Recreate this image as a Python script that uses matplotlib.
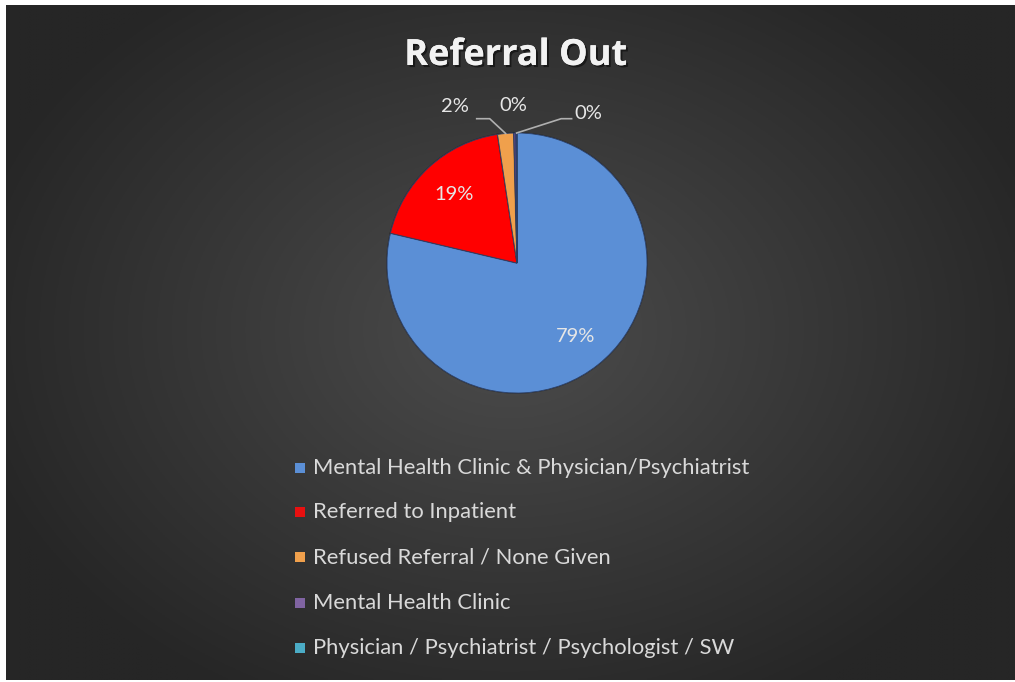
import numpy as np
import matplotlib
matplotlib.use("Agg")
import matplotlib.pyplot as plt
import matplotlib.patheffects as pe

# ---- data ----
categories = [
    "Mental Health Clinic & Physician/Psychiatrist",
    "Referred to Inpatient",
    "Refused Referral / None Given",
    "Mental Health Clinic",
    "Physician / Psychiatrist / Psychologist / SW",
]
values = [79.0, 19.0, 2.0, 0.3, 0.1]
colors = ["#5b8fd6", "#ff0000", "#f0a04c", "#5a4a8a", "#4bacc6"]
legend_colors = ["#5b8fd6", "#e81010", "#f0a04c", "#8064a2", "#4bacc6"]
title = "Referral Out"

W, H, DPI = 1015, 682, 100
fig = plt.figure(figsize=(W / DPI, H / DPI), dpi=DPI, facecolor="white")

# ---- background with radial gradient ----
bx0, bx1, by_top, by_bot = 6, 1015, 5, 680
bg = fig.add_axes([bx0 / W, (H - by_bot) / H, (bx1 - bx0) / W, (by_bot - by_top) / H])
bg.set_axis_off()
nx, ny = 400, 270
xs = np.linspace(bx0, bx1, nx)
ys = np.linspace(by_top, by_bot, ny)
X, Y = np.meshgrid(xs, ys)
cx, cy = 510, 330
d = np.sqrt(((X - cx) / 560.0) ** 2 + ((Y - cy) / 420.0) ** 2)
d = np.clip(d, 0, 1)
c_in, c_out = 0x4c / 255, 0x26 / 255
val = c_in + (c_out - c_in) * d
img = np.dstack([val, val, val])
bg.imshow(img, extent=[0, 1, 0, 1], aspect="auto", origin="upper")
bg.set_xlim(0, 1)
bg.set_ylim(0, 1)

# ---- pie ----
pcx, pcy, R = 517, 263, 130
half = 1.5 * R
ax = fig.add_axes([(pcx - half) / W, (H - pcy - half) / H, 2 * half / W, 2 * half / H])
ax.set_axis_off()

wedges, _ = ax.pie(values, colors=colors, startangle=90, counterclock=False,
                   radius=1.0, wedgeprops=dict(edgecolor="#2c3f66", linewidth=0.6))
ax.set_xlim(-1.5, 1.5)
ax.set_ylim(-1.5, 1.5)
ax.set_aspect("equal")

for w in wedges:
    w.set_path_effects([pe.withStroke(linewidth=1.2, foreground="#00000040")])

total = sum(values)
pcts = ["%.0f%%" % (v / total * 100) for v in values]

lab_color = "#e6e6e6"
lab_font = dict(family="Lato", fontsize=14.5, color=lab_color)

# big slices: labels inside
for i in (0, 1):
    w = wedges[i]
    mid = np.deg2rad((w.theta1 + w.theta2) / 2)
    ax.text(0.72 * np.cos(mid), 0.72 * np.sin(mid), pcts[i], ha="center", va="center", **lab_font)

# small slices: outside labels
line_c = "#b0b0b0"
# "2%"
w = wedges[2]
mid = np.deg2rad((w.theta1 + w.theta2) / 2)
ex, ey = np.cos(mid), np.sin(mid)
ax.text(-0.48, 1.20, pcts[2], ha="center", va="center", **lab_font)
ax.plot([-0.31, -0.21, ex], [1.11, 1.11, ey], color=line_c, lw=1.2, clip_on=False)
# middle "0%"
ax.text(-0.03, 1.21, pcts[3], ha="center", va="center", **lab_font)
# right "0%"
w = wedges[4]
mid = np.deg2rad((w.theta1 + w.theta2) / 2)
ex, ey = np.cos(mid), np.sin(mid)
ax.text(0.55, 1.15, pcts[4], ha="center", va="center", **lab_font)
ax.plot([0.42, 0.34, ex], [1.11, 1.11, ey], color=line_c, lw=1.2, clip_on=False)

# ---- title ----
fig.text(516 / W, 1 - 65 / H, title, ha="center", va="baseline", family="Open Sans",
         fontweight="bold", fontsize=26, color="#f2f2f2",
         path_effects=[pe.withSimplePatchShadow(offset=(1.5, -1.5), shadow_rgbFace="black", alpha=0.5),
                       pe.Normal()])

# ---- legend ----
leg_y = [468, 512, 557, 603, 648]
for cat, col, y in zip(categories, legend_colors, leg_y):
    fig.patches.append(plt.Rectangle((295 / W, 1 - (y + 5) / H), 10 / W, 10 / H,
                                     transform=fig.transFigure, facecolor=col,
                                     edgecolor="none"))
    fig.text(313 / W, 1 - y / H, cat, ha="left", va="center", family="Lato",
             fontsize=15.8, color="#d9d9d9")

fig.savefig("out.png", dpi=DPI, facecolor="white")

#####

* [Your task]:
Transcribe the material exactly, keeping every word and none of the pictures.

* [Solution for this task]:
Recreate this image as a Python script that uses matplotlib.
import numpy as np
import matplotlib
matplotlib.use("Agg")
import matplotlib.pyplot as plt
import matplotlib.patheffects as pe

# ---- data ----
categories = [
    "Mental Health Clinic & Physician/Psychiatrist",
    "Referred to Inpatient",
    "Refused Referral / None Given",
    "Mental Health Clinic",
    "Physician / Psychiatrist / Psychologist / SW",
]
values = [79.0, 19.0, 2.0, 0.3, 0.1]
colors = ["#5b8fd6", "#ff0000", "#f0a04c", "#5a4a8a", "#4bacc6"]
legend_colors = ["#5b8fd6", "#e81010", "#f0a04c", "#8064a2", "#4bacc6"]
title = "Referral Out"

W, H, DPI = 1015, 682, 100
fig = plt.figure(figsize=(W / DPI, H / DPI), dpi=DPI, facecolor="white")

# ---- background with radial gradient ----
bx0, bx1, by_top, by_bot = 6, 1015, 5, 680
bg = fig.add_axes([bx0 / W, (H - by_bot) / H, (bx1 - bx0) / W, (by_bot - by_top) / H])
bg.set_axis_off()
nx, ny = 400, 270
xs = np.linspace(bx0, bx1, nx)
ys = np.linspace(by_top, by_bot, ny)
X, Y = np.meshgrid(xs, ys)
cx, cy = 510, 330
d = np.sqrt(((X - cx) / 560.0) ** 2 + ((Y - cy) / 420.0) ** 2)
d = np.clip(d, 0, 1)
c_in, c_out = 0x4c / 255, 0x26 / 255
val = c_in + (c_out - c_in) * d
img = np.dstack([val, val, val])
bg.imshow(img, extent=[0, 1, 0, 1], aspect="auto", origin="upper")
bg.set_xlim(0, 1)
bg.set_ylim(0, 1)

# ---- pie ----
pcx, pcy, R = 517, 263, 130
half = 1.5 * R
ax = fig.add_axes([(pcx - half) / W, (H - pcy - half) / H, 2 * half / W, 2 * half / H])
ax.set_axis_off()

wedges, _ = ax.pie(values, colors=colors, startangle=90, counterclock=False,
                   radius=1.0, wedgeprops=dict(edgecolor="#2c3f66", linewidth=0.6))
ax.set_xlim(-1.5, 1.5)
ax.set_ylim(-1.5, 1.5)
ax.set_aspect("equal")

for w in wedges:
    w.set_path_effects([pe.withStroke(linewidth=1.2, foreground="#00000040")])

total = sum(values)
pcts = ["%.0f%%" % (v / total * 100) for v in values]

lab_color = "#e6e6e6"
lab_font = dict(family="Lato", fontsize=14.5, color=lab_color)

# big slices: labels inside
for i in (0, 1):
    w = wedges[i]
    mid = np.deg2rad((w.theta1 + w.theta2) / 2)
    ax.text(0.72 * np.cos(mid), 0.72 * np.sin(mid), pcts[i], ha="center", va="center", **lab_font)

# small slices: outside labels
line_c = "#b0b0b0"
# "2%"
w = wedges[2]
mid = np.deg2rad((w.theta1 + w.theta2) / 2)
ex, ey = np.cos(mid), np.sin(mid)
ax.text(-0.48, 1.20, pcts[2], ha="center", va="center", **lab_font)
ax.plot([-0.31, -0.21, ex], [1.11, 1.11, ey], color=line_c, lw=1.2, clip_on=False)
# middle "0%"
ax.text(-0.03, 1.21, pcts[3], ha="center", va="center", **lab_font)
# right "0%"
w = wedges[4]
mid = np.deg2rad((w.theta1 + w.theta2) / 2)
ex, ey = np.cos(mid), np.sin(mid)
ax.text(0.55, 1.15, pcts[4], ha="center", va="center", **lab_font)
ax.plot([0.42, 0.34, ex], [1.11, 1.11, ey], color=line_c, lw=1.2, clip_on=False)

# ---- title ----
fig.text(516 / W, 1 - 65 / H, title, ha="center", va="baseline", family="Open Sans",
         fontweight="bold", fontsize=26, color="#f2f2f2",
         path_effects=[pe.withSimplePatchShadow(offset=(1.5, -1.5), shadow_rgbFace="black", alpha=0.5),
                       pe.Normal()])

# ---- legend ----
leg_y = [468, 512, 557, 603, 648]
for cat, col, y in zip(categories, legend_colors, leg_y):
    fig.patches.append(plt.Rectangle((295 / W, 1 - (y + 5) / H), 10 / W, 10 / H,
                                     transform=fig.transFigure, facecolor=col,
                                     edgecolor="none"))
    fig.text(313 / W, 1 - y / H, cat, ha="left", va="center", family="Lato",
             fontsize=15.8, color="#d9d9d9")

fig.savefig("out.png", dpi=DPI, facecolor="white")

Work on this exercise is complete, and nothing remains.